Above is Q’s queer visual manifesto. By their own description, Q’s queerness is vibrant, fluid, multiple, in motion, genderfucked, exciting, in celebration of the human body, experimental and sexy yet unafraid to make a fool (although Q’s deep entrenchment in the world of fashion usually turns foolishness back into something beautiful, if it isn’t already beautiful to be a fool). These were relatively easy to image. The speculative side of Q’s queerness imagines an otherwise where people are confident and in command of their queerness, ready to shout their queerness at people’s eyes if they feel the need. In a specular sense, there is much reflected back to the viewer that fits squarely within Q’s intentions. Needless to say, Q’s queerness is spectacular, it revels in the spectacle. Q spoke much about the interpolative dimension of photographs, which mirrors the interpolative strength of a manifesto. Q celebrates that, with photos of queer models, viewers must approach the image and be confronted with a co-mingling of the image’s content and their own preconceived notions. In this sense, Q was very much in favour of the possibility of a queer visual manifesto.

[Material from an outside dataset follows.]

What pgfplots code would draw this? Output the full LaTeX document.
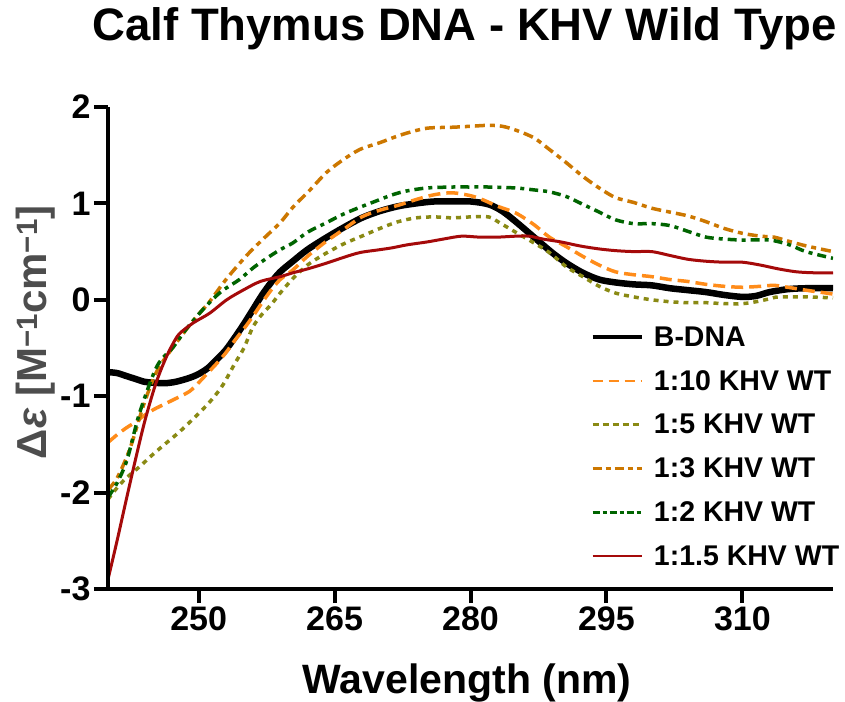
\documentclass[border=0pt]{standalone}
\usepackage{fontspec}
\setmainfont{Liberation Sans}
\usepackage{pgfplots}
\pgfplotsset{compat=1.18}
\definecolor{c10}{RGB}{255,140,26}
\definecolor{c5}{RGB}{138,138,20}
\definecolor{c3}{RGB}{204,119,0}
\definecolor{c2}{RGB}{0,100,0}
\definecolor{c15}{RGB}{165,10,10}
\definecolor{ylab}{RGB}{77,77,77}
\begin{document}
\begin{tikzpicture}
\begin{axis}[
 name=ax,
 scale only axis, width=725pt, height=482pt,
 xmin=240, xmax=320, ymin=-3, ymax=2,
 axis x line*=bottom, axis y line*=left,
 axis line style={line width=4pt},
 axis on top,
 xtick={250,265,280,295,310}, ytick={-3,-2,-1,0,1,2},
 xticklabels={250,265,280,295,310}, yticklabels={-3,-2,-1,0,1,2},
 tick align=outside, major tick length=14pt,
 tick style={line width=4pt, black},
 ticklabel style={font=\fontsize{34}{40}\selectfont\bfseries},
 title={Calf Thymus DNA - KHV Wild Type},
 title style={at={(axis description cs:0.492,1)}, anchor=base, yshift=60pt, font=\fontsize{45.5}{50}\selectfont\bfseries},
 xlabel={Wavelength (nm)},
 xlabel style={at={(axis description cs:0.495,0)}, anchor=base, yshift=-104pt, font=\fontsize{41}{48}\selectfont\bfseries},
 ylabel={Δ\textit{ε} [M\textsuperscript{−1}cm\textsuperscript{−1}]},
 ylabel style={at={(axis description cs:-0.10,0.533)}, anchor=center, font=\fontsize{42}{48}\selectfont\bfseries, text=ylab},
 legend style={draw=none, fill=none, at={(axis description cs:0.661,0.553)}, anchor=north west,
   font=\fontsize{28.5}{30}\selectfont\bfseries, row sep=18.5pt,
   /tikz/every odd column/.append style={column sep=8pt}},
 legend cell align=left,
 legend image code/.code={\draw[#1] (0pt,0pt) -- (49pt,0pt);},
]
% B-DNA
\addplot[black, line width=6.5pt, smooth, forget plot] table {
240 -0.75
241 -0.76
242 -0.79
243 -0.82
244 -0.85
245 -0.86
246.3 -0.865
247.5 -0.85
249 -0.81
250 -0.77
251 -0.71
252 -0.62
253 -0.52
254 -0.39
255 -0.25
256 -0.10
257 0.05
258 0.18
259 0.29
260.4 0.40
262 0.52
264 0.64
266 0.75
268 0.85
270 0.92
272 0.97
274 1.00
276 1.02
278 1.02
280 1.02
282 0.99
283.5 0.92
285 0.81
287 0.65
289 0.49
290.6 0.38
292.4 0.28
294.2 0.21
296 0.18
298 0.16
300 0.15
302 0.12
304 0.10
306 0.08
308 0.05
310 0.03
311.5 0.04
313 0.08
315 0.11
317 0.12
320 0.12
};
% 1:10
\addplot[c10, line width=3.5pt, dash pattern=on 12pt off 6pt, smooth, forget plot] table {
240 -1.48
241 -1.40
242 -1.33
243 -1.27
244 -1.20
245 -1.14
246.5 -1.07
248 -1.00
249 -0.95
250 -0.86
251 -0.76
252 -0.66
253 -0.55
254 -0.42
255 -0.30
256 -0.17
257 -0.03
258 0.10
259 0.21
260.4 0.31
262 0.45
264 0.60
266 0.73
268 0.86
270 0.93
272 0.98
274 1.04
276 1.09
278 1.11
280 1.08
281.3 1.04
283 0.97
285 0.90
287 0.78
288.7 0.65
290.6 0.55
292.4 0.45
294.2 0.36
296 0.29
298 0.26
300 0.24
302 0.21
304 0.19
306 0.16
308 0.14
310 0.13
312 0.14
313.5 0.15
315 0.13
317 0.10
320 0.06
};
% 1:5
\addplot[c5, line width=3.5pt, dash pattern=on 5pt off 5pt, smooth, forget plot] table {
240 -2.07
241 -1.95
242 -1.85
243.5 -1.73
245 -1.60
246.5 -1.48
248 -1.36
250 -1.18
251.5 -1.03
252.7 -0.88
254 -0.66
255 -0.50
256 -0.28
257 -0.15
258 -0.05
259 0.07
260.4 0.22
262 0.36
264 0.48
266 0.58
268 0.66
270 0.74
272 0.81
274 0.85
276 0.86
278 0.85
280 0.86
282 0.86
283.2 0.80
285 0.70
287 0.59
288.7 0.49
290.6 0.34
292.4 0.24
294.2 0.14
296 0.07
298 0.03
300 0.00
302 -0.02
304 -0.03
306 -0.03
308 -0.04
310 -0.04
311.5 -0.02
313 0.01
314 0.03
317 0.03
320 0.02
};
% 1:3
\addplot[c3, line width=3.5pt, dash pattern=on 10pt off 5pt on 5pt off 5pt, smooth, forget plot] table {
240 -1.97
241 -1.85
242.4 -1.55
243.9 -1.10
245 -0.82
245.7 -0.69
246.5 -0.58
247.5 -0.45
248.7 -0.30
250 -0.15
251.2 -0.02
253.1 0.22
255.3 0.46
257 0.62
259 0.80
260.4 0.96
262.3 1.14
264.1 1.32
265.9 1.45
267.8 1.56
270 1.63
271.4 1.68
273 1.73
275.2 1.78
278 1.79
280 1.80
282 1.81
283.5 1.80
285 1.76
287 1.68
288.7 1.56
290.6 1.42
292.4 1.28
294.2 1.16
296 1.06
298 1.01
300 0.95
302 0.91
304 0.87
306 0.81
308 0.74
310 0.69
312 0.66
313.5 0.65
315 0.61
317 0.56
320 0.50
};
% 1:2
\addplot[c2, line width=3.5pt, dash pattern=on 9pt off 5pt on 4pt off 5pt, smooth, forget plot] table {
240 -2.05
241 -1.90
242.1 -1.66
243.5 -1.17
245.4 -0.69
247.2 -0.49
248.5 -0.32
250.1 -0.14
251.5 0.00
252.7 0.10
254.5 0.21
256 0.33
257.5 0.43
259 0.52
260.4 0.59
262 0.70
264.1 0.80
266 0.89
267.8 0.96
270 1.04
271.4 1.09
273 1.13
275.2 1.16
278 1.17
280 1.17
282 1.17
285 1.16
287 1.14
288.7 1.12
290.6 1.07
292.4 0.99
294.2 0.91
296 0.83
298 0.79
300 0.79
302 0.77
304 0.71
306 0.65
308 0.63
310 0.62
313 0.62
315.2 0.57
317 0.50
320 0.43
};
% 1:1.5
\addplot[c15, line width=3pt, smooth, forget plot] table {
240 -2.90
241 -2.50
242 -2.08
243 -1.67
244 -1.28
245 -0.95
245.7 -0.76
246.5 -0.58
247.2 -0.45
247.9 -0.35
249.4 -0.24
251.2 -0.14
253.1 0.00
254.9 0.10
256.8 0.19
259 0.24
260.4 0.28
262 0.32
264.1 0.38
266 0.44
267.8 0.49
270 0.52
271.4 0.54
273 0.57
275.2 0.60
277 0.63
279 0.66
281 0.65
283 0.65
285 0.66
286.5 0.66
288 0.63
290 0.60
292 0.56
294 0.53
296 0.51
298 0.50
300 0.50
302 0.46
304 0.42
306 0.40
308 0.39
310 0.39
312 0.36
314 0.32
316 0.29
318 0.28
320 0.28
};
\addlegendimage{black, line width=4.5pt}
\addlegendimage{c10, line width=2.5pt, dash pattern=on 10pt off 6pt}
\addlegendimage{c5, line width=2.5pt, dash pattern=on 6pt off 4pt}
\addlegendimage{c3, line width=2.5pt, dash pattern=on 9pt off 4pt on 5pt off 4pt}
\addlegendimage{c2, line width=2.5pt, dash pattern=on 7pt off 3pt on 4pt off 3pt}
\addlegendimage{c15, line width=2.5pt}
\legend{B-DNA, 1:10 KHV WT, 1:5 KHV WT, 1:3 KHV WT, 1:2 KHV WT, 1:1.5 KHV WT}
\end{axis}
\pgfresetboundingbox
\path (ax.south west) ++(-108pt,-112pt) rectangle ++(845pt,701pt);
\end{tikzpicture}
\end{document}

Interestingly, Q is a photographer who turns their lens to queerness quite often so when I asked them what might be ‘missing’ or what might ‘remain’ out of the frame of this manifesto, they had a difficult time thinking of anything. For Q, a queer visual manifesto is much more successful than not at conveying personal queerness. As we were shooting however, Q began to talk about the sound of queerness. Q is drawn to the noise that often follows queer joy and protest, and the noise that erupts at queer suffering. This is at least one thing that is forever locked in the margins of this manifesto; there is a hint of loudness with bold colours, but the sensory auditory experience will always be absent.

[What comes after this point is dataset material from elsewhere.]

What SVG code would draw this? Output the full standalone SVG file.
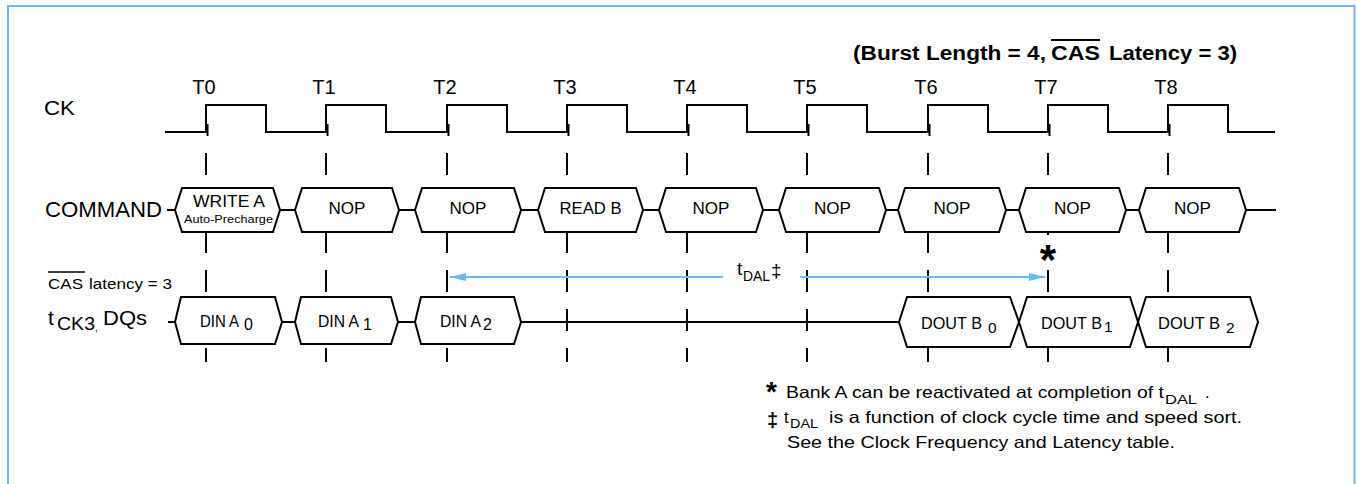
<svg xmlns="http://www.w3.org/2000/svg" width="1357" height="484" viewBox="0 0 1357 484">
<defs>
<style>
.t{font-family:'Liberation Sans',Arial,Helvetica,sans-serif;fill:#000}
.b{font-weight:bold}
.ln{stroke:#000;stroke-width:2;fill:none}
.box{fill:#fff;stroke:#000;stroke-width:2;stroke-linejoin:miter}
.dash{stroke:#000;stroke-width:2;stroke-dasharray:22 17}
.blue{stroke:#66b8ff;stroke-width:2;fill:none}
.mid{text-anchor:middle}
</style>
<marker id="ah" viewBox="0 0 16 8" refX="16" refY="4" markerWidth="16" markerHeight="8" markerUnits="userSpaceOnUse" orient="auto">
<path d="M0,0 L16,4 L0,8 z" fill="#66b8ff"/>
</marker>
</defs>
<rect x="0" y="0" width="1357" height="484" fill="#fff"/>
<path class="blue" d="M8,484 V6 H1354.5 V484"/>

<g id="title">
<text class="t b" x="853" y="60" font-size="19.5" textLength="193" lengthAdjust="spacingAndGlyphs">(Burst Length = 4,</text>
<text class="t b" x="1051" y="60" font-size="19.5" textLength="49" lengthAdjust="spacingAndGlyphs">CAS</text>
<line x1="1051" y1="40" x2="1100" y2="40" stroke="#000" stroke-width="2"/>
<text class="t b" x="1109" y="60" font-size="19.5" textLength="128" lengthAdjust="spacingAndGlyphs">Latency = 3)</text>
</g>

<g id="clock">
<text class="t" x="44" y="115" font-size="21" textLength="31" lengthAdjust="spacingAndGlyphs">CK</text>
<g font-size="20">
<text class="t mid" x="204" y="94">T0</text>
<text class="t mid" x="324" y="94">T1</text>
<text class="t mid" x="445" y="94">T2</text>
<text class="t mid" x="565" y="94">T3</text>
<text class="t mid" x="685" y="94">T4</text>
<text class="t mid" x="805" y="94">T5</text>
<text class="t mid" x="926" y="94">T6</text>
<text class="t mid" x="1046" y="94">T7</text>
<text class="t mid" x="1166" y="94">T8</text>
</g>
<path class="ln" d="M165,132 H206 V105 H266 V132 H326 V105 H386 V132 H447 V105 H507 V132 H567 V105 H627 V132 H687 V105 H747 V132 H807 V105 H867 V132 H928 V105 H988 V132 H1048 V105 H1108 V132 H1168 V105 H1228 V132 H1275"/>
<path class="ln" d="M207.5,124 V136 M327.5,124 V136 M448.5,124 V136 M568.5,124 V136 M688.5,124 V136 M808.5,124 V136 M929.5,124 V136 M1049.5,124 V136 M1169.5,124 V136"/>
</g>

<g id="connectors">
<line class="dash" x1="206" y1="153" x2="206" y2="362"/>
<line class="dash" x1="326" y1="153" x2="326" y2="362"/>
<line class="dash" x1="447" y1="153" x2="447" y2="362"/>
<line class="dash" x1="567" y1="153" x2="567" y2="362"/>
<line class="dash" x1="687" y1="153" x2="687" y2="362"/>
<line class="dash" x1="807" y1="153" x2="807" y2="362"/>
<line class="dash" x1="928" y1="153" x2="928" y2="362"/>
<line class="dash" x1="1048" y1="153" x2="1048" y2="362"/>
<line class="dash" x1="1168" y1="153" x2="1168" y2="362"/>
<line class="ln" x1="167" y1="210" x2="1276" y2="210"/>
<line class="ln" x1="168" y1="322" x2="899" y2="322"/>
<line class="blue" x1="723" y1="277" x2="450" y2="277" marker-end="url(#ah)"/>
<line class="blue" x1="800" y1="277" x2="1045" y2="277" marker-end="url(#ah)"/>
</g>

<g id="command-label">
<text class="t" x="45" y="217" font-size="22" textLength="117" lengthAdjust="spacingAndGlyphs">COMMAND</text>
</g>

<g id="cmd-0">
<path class="box" d="M175,210 L182,188 H273 L280,210 L273,232 H182 Z"/>
<text class="t mid" x="229" y="207" font-size="16" textLength="72" lengthAdjust="spacingAndGlyphs">WRITE A</text>
<text class="t mid" x="228.5" y="223" font-size="11.6" textLength="89" lengthAdjust="spacingAndGlyphs">Auto-Precharge</text>
</g>
<g id="cmd-1">
<path class="box" d="M295,210 L302,188 H392 L399,210 L392,232 H302 Z"/>
<text class="t mid" x="347" y="214" font-size="16" textLength="37" lengthAdjust="spacingAndGlyphs">NOP</text>
</g>
<g id="cmd-2">
<path class="box" d="M415,210 L422,188 H514 L521,210 L514,232 H422 Z"/>
<text class="t mid" x="468" y="214" font-size="16" textLength="37" lengthAdjust="spacingAndGlyphs">NOP</text>
</g>
<g id="cmd-3">
<path class="box" d="M538,210 L545,188 H636 L643,210 L636,232 H545 Z"/>
<text class="t mid" x="590.5" y="214" font-size="16" textLength="62" lengthAdjust="spacingAndGlyphs">READ B</text>
</g>
<g id="cmd-4">
<path class="box" d="M659,210 L666,188 H756 L763,210 L756,232 H666 Z"/>
<text class="t mid" x="711" y="214" font-size="16" textLength="37" lengthAdjust="spacingAndGlyphs">NOP</text>
</g>
<g id="cmd-5">
<path class="box" d="M779,210 L786,188 H879 L886,210 L879,232 H786 Z"/>
<text class="t mid" x="832.5" y="214" font-size="16" textLength="37" lengthAdjust="spacingAndGlyphs">NOP</text>
</g>
<g id="cmd-6">
<path class="box" d="M898,210 L905,188 H999 L1006,210 L999,232 H905 Z"/>
<text class="t mid" x="952" y="214" font-size="16" textLength="37" lengthAdjust="spacingAndGlyphs">NOP</text>
</g>
<g id="cmd-7">
<path class="box" d="M1019,210 L1026,188 H1119 L1126,210 L1119,232 H1026 Z"/>
<text class="t mid" x="1072.5" y="214" font-size="16" textLength="37" lengthAdjust="spacingAndGlyphs">NOP</text>
</g>
<g id="cmd-8">
<path class="box" d="M1139,210 L1146,188 H1239 L1246,210 L1239,232 H1146 Z"/>
<text class="t mid" x="1192.5" y="214" font-size="16" textLength="37" lengthAdjust="spacingAndGlyphs">NOP</text>
</g>

<g id="reactivate-mark">
<rect x="1039" y="235" width="18" height="20" fill="#fff"/>
<text class="t b mid" x="1048" y="274" font-size="42">*</text>
</g>

<g id="tdal-label">
<text class="t" x="737" y="275" font-size="19">t</text>
<text class="t" x="743" y="281" font-size="14.5" textLength="27" lengthAdjust="spacingAndGlyphs">DAL</text>
<text class="t" x="771" y="277" font-size="19">‡</text>
</g>

<g id="dq-label">
<text class="t" x="48" y="289" font-size="15" textLength="35" lengthAdjust="spacingAndGlyphs">CAS</text>
<line x1="48" y1="272" x2="85" y2="272" stroke="#000" stroke-width="1.5"/>
<text class="t" x="89" y="289" font-size="15" textLength="83" lengthAdjust="spacingAndGlyphs">latency = 3</text>
<text class="t" x="48" y="325" font-size="21">t</text>
<text class="t" x="57" y="330" font-size="18.5" textLength="38" lengthAdjust="spacingAndGlyphs">CK3</text>
<text class="t" x="95" y="331" font-size="10">,</text>
<text class="t" x="103" y="325" font-size="20.5" textLength="44" lengthAdjust="spacingAndGlyphs">DQs</text>
</g>

<g id="dq-0">
<path class="box" d="M175,322 L181,297 H275 L282,322 L275,344 H181 Z"/>
<text class="t" x="200" y="326.5" font-size="16" textLength="39" lengthAdjust="spacingAndGlyphs">DIN A</text>
<text class="t" x="244" y="330" font-size="16">0</text>
</g>
<g id="dq-1">
<path class="box" d="M295,322 L301,297 H391 L398,322 L391,344 H301 Z"/>
<text class="t" x="318" y="326.5" font-size="16" textLength="41" lengthAdjust="spacingAndGlyphs">DIN A</text>
<text class="t" x="363" y="329.5" font-size="16">1</text>
</g>
<g id="dq-2">
<path class="box" d="M415,322 L421,297 H514 L521,322 L514,344 H421 Z"/>
<text class="t" x="440" y="326.5" font-size="16" textLength="41" lengthAdjust="spacingAndGlyphs">DIN A</text>
<text class="t" x="483" y="329.5" font-size="16">2</text>
</g>
<g id="dq-3">
<path class="box" d="M899,322 L907,297 H1010 L1019,322 L1010,347 H907 Z"/>
<text class="t" x="921" y="329" font-size="16.5" textLength="61" lengthAdjust="spacingAndGlyphs">DOUT B</text>
<text class="t" x="988" y="333" font-size="15.5">0</text>
</g>
<g id="dq-4">
<path class="box" d="M1019,322 L1027,297 H1130 L1138,322 L1130,347 H1027 Z"/>
<text class="t" x="1041" y="329" font-size="16.5" textLength="61" lengthAdjust="spacingAndGlyphs">DOUT B</text>
<text class="t" x="1104" y="332" font-size="15.5">1</text>
</g>
<g id="dq-5">
<path class="box" d="M1138,322 L1146,297 H1250 L1258,322 L1250,347 H1146 Z"/>
<text class="t" x="1158" y="329" font-size="16.5" textLength="62" lengthAdjust="spacingAndGlyphs">DOUT B</text>
<text class="t" x="1226" y="333" font-size="15.5">2</text>
</g>

<g id="footnotes">
<text class="t b" x="766" y="401" font-size="28">*</text>
<text class="t" x="786" y="398" font-size="16.5" textLength="378" lengthAdjust="spacingAndGlyphs">Bank A can be reactivated at completion of t</text>
<text class="t" x="1165" y="404" font-size="13.5" textLength="32" lengthAdjust="spacingAndGlyphs">DAL</text>
<text class="t" x="1205" y="398" font-size="16.5">.</text>
<text class="t b" x="767" y="427" font-size="20">‡</text>
<text class="t" x="784" y="423" font-size="16.5">t</text>
<text class="t" x="790" y="428" font-size="13.5" textLength="28" lengthAdjust="spacingAndGlyphs">DAL</text>
<text class="t" x="829" y="423" font-size="16.5" textLength="413" lengthAdjust="spacingAndGlyphs">is a function of clock cycle time and speed sort.</text>
<text class="t" x="787" y="448" font-size="16.5" textLength="388" lengthAdjust="spacingAndGlyphs">See the Clock Frequency and Latency table.</text>
</g>
</svg>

Above is R’s manifesto (R is pictured centre). R’s queerness was much more difficult to image because when asked to even describe a bit about their queerness, R told me that they understood it to be excessive to description in a profound sense. R’s queerness exists in the margins of language, it seemed. That being said, R was interested in making manifest their queer polyamory and turning this experience into a queer visual manifesto. R’s queerness is experiential, celebrates human connection, is polyamorous, and understands itself to escape language. From a specular lens, what is reflected back in this image is queer connection and non-monogamy but what remains outside of this image is a multiplicity of other bodies, the smells and sounds of human connection, and the tactile sensation of being close to those with whom you share mutual affection and care. R’s queer visual manifesto speculates a world where people can unthink monogamy, and can learn new ways of existing in the world with other people. In a spectacular sense, this image might be arresting to some people or cause deep discomfort in others. R’s manifesto would make manifest a world in which this is no longer a spectacle, where (queer) polyamory no longer shocked people or necessitated long conversations about why monogamy is not an inherently human approach to co-existence.

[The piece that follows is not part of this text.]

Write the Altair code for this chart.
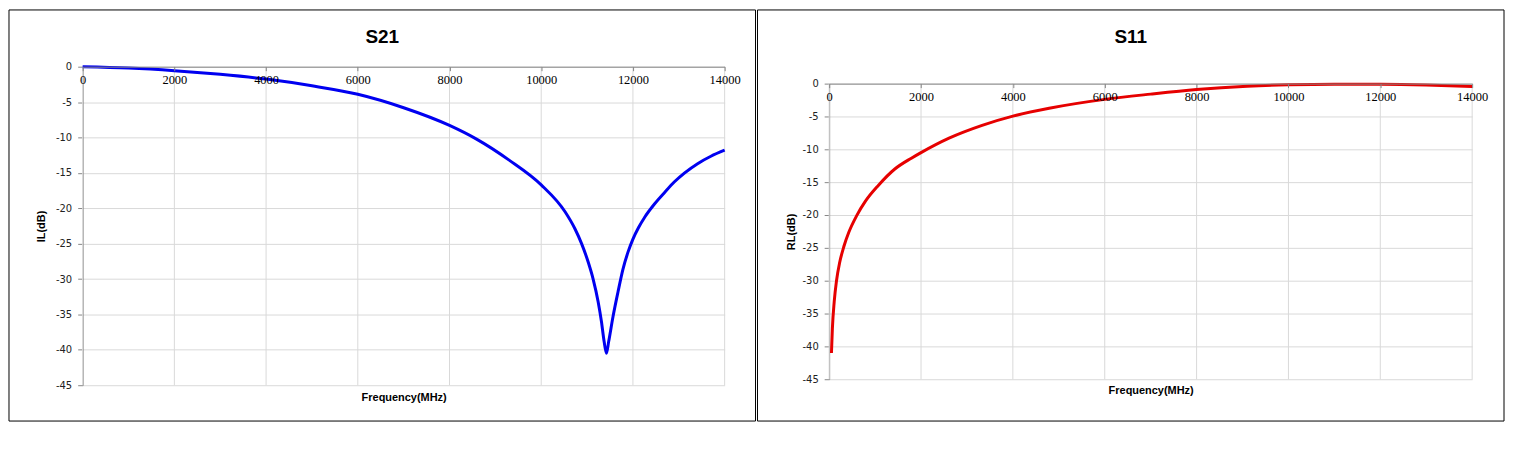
import altair as alt
import pandas as pd

# ---- data ----
s21_freq = [0, 1000, 2000, 3000, 4000, 5000, 6000, 7000, 8000, 8580, 9300,
            10000, 10520, 10735, 10880, 11024, 11132, 11241, 11313, 11371, 11422,
            11472, 11566, 11675, 11783, 11892, 12000, 12120, 12253, 12470, 12700,
            12900, 13410, 13700, 14000]
s21_db = [0, -0.19, -0.56, -1.08, -1.75, -2.7, -3.9, -5.8, -8.3, -10.2, -13.2,
          -16.7, -20.5, -22.9, -25.0, -27.6, -30.0, -33.2, -36.0, -38.8, -40.5,
          -38.8, -35.3, -31.8, -28.6, -26.2, -24.35, -22.75, -21.3, -19.4, -17.7,
          -16.3, -13.7, -12.65, -11.8]

s11_freq = [50, 70, 110, 160, 230, 320, 430, 600, 790, 1070, 1430, 1790, 2000,
            2610, 3330, 4000, 4790, 6000, 7000, 8000, 9100, 10000, 11000, 12000,
            13000, 14000]
s11_db = [-41.0, -37.3, -33.2, -30.0, -27.2, -24.8, -22.6, -20.1, -17.9, -15.5,
          -13.0, -11.35, -10.5, -8.3, -6.35, -4.95, -3.75, -2.4, -1.6, -0.9, -0.4,
          -0.18, -0.08, -0.1, -0.22, -0.45]

x_ticks = [0, 2000, 4000, 6000, 8000, 10000, 12000, 14000]
y_ticks = [0, -5, -10, -15, -20, -25, -30, -35, -40, -45]

titles = ["S21", "S11"]
y_titles = ["IL(dB)", "RL(dB)"]
x_title = "Frequency(MHz)"

GRID = "#D9D9D9"
AXIS = "#868686"
FW, FH = 750, 413  # panel frame size
TOP = 57           # frame top above each view's origin (same for both panels)


def panel(freq, db, color, title, ytitle, W, H, inner, left, ytx, xty):
    """inner: gap between the view top and the 0 dB line."""
    VH = H + inner
    df = pd.DataFrame({"f": freq, "db": db})
    grid_df = pd.DataFrame({"f": x_ticks})
    one = pd.DataFrame({"k": [0]})

    x_enc = alt.X(
        "f:Q", scale=alt.Scale(domain=[0, 14000], nice=False, zero=False),
        axis=alt.Axis(
            orient="bottom", offset=-H, values=x_ticks, zindex=1,
            labelExpr="'' + datum.value",
            labelFont="Liberation Serif", labelFontSize=12.5, labelColor="#000000",
            labelPadding=3, labelFlush=False, labelOverlap=False,
            tickSize=4, tickColor=AXIS, domainColor=AXIS, grid=False,
            title=x_title, titleX=W / 2, titleY=H + xty,
            titleFont="Liberation Sans", titleFontSize=11, titleFontWeight="bold",
            titleColor="#000000", titleAlign="center", titleBaseline="middle",
        ))

    frame = alt.Chart(one).mark_rect(
        filled=False, stroke="#000000", strokeWidth=1
    ).encode(
        x=alt.value(-left), x2=alt.value(FW - left),
        y=alt.value(-TOP), y2=alt.value(FH - TOP),
    )

    vgrid = alt.Chart(grid_df).mark_rule(color=GRID, strokeWidth=1).encode(
        x=x_enc, y=alt.value(inner), y2=alt.value(VH)
    )

    ttl = alt.Chart(one).mark_text(
        text=title, font="Liberation Sans", fontWeight="bold", fontSize=19,
        align="center", baseline="alphabetic", color="#000000"
    ).encode(x=alt.value(FW / 2 - left), y=alt.value(33 - TOP))

    line = alt.Chart(df).mark_line(
        color=color, strokeWidth=3, interpolate="monotone"
    ).encode(
        x=x_enc,
        y=alt.Y("db:Q", scale=alt.Scale(domain=[-45, 0], nice=False, range=[VH, inner]),
                axis=alt.Axis(
                    values=y_ticks, labelExpr="'' + datum.value",
                    labelFont="DejaVu Sans", labelFontSize=10, labelColor="#222222",
                    labelPadding=6, tickSize=5, tickColor=AXIS, domainColor=AXIS,
                    grid=True, gridColor=GRID,
                    title=ytitle, titleX=ytx, titleY=inner + H / 2, titleAngle=270,
                    titleFont="Liberation Sans", titleFontSize=11, titleFontWeight="bold",
                    titleColor="#000000", titleAlign="center", titleBaseline="middle",
                )),
    )

    return alt.layer(frame, vgrid, line, ttl).properties(width=W, height=VH)


left = panel(s21_freq, s21_db, "#0000F0", titles[0], y_titles[0],
             W=645, H=320, inner=0, left=74, ytx=-41, xty=12)
right = panel(s11_freq, s11_db, "#E60000", titles[1], y_titles[1],
              W=646, H=297, inner=17, left=72, ytx=-38, xty=11)

chart = alt.hconcat(left, right, spacing=0).properties(
    padding=0, background="white"
).configure_view(stroke="transparent")

chart.save("out.html", embed_options={"renderer": "svg", "actions": False})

R’s manifesto also reflects a deeply personal narrative back to me. Up until 2 days before taking this image, R was my polyamorous partner, in a relationship with myself and my 8 ½ year-long partner J. This image pictures the three of us, ex-partners, still entangled. For myself, looking at R’s queer visual manifesto attests to the power of polyamory to respect the love which draws people together in the first place. It rejects the normative monogamous narrative of ‘ex’ partners as necessarily ghoulish, and seeks out new ways of co-existing with people who are, once were, or might become entangled in your life.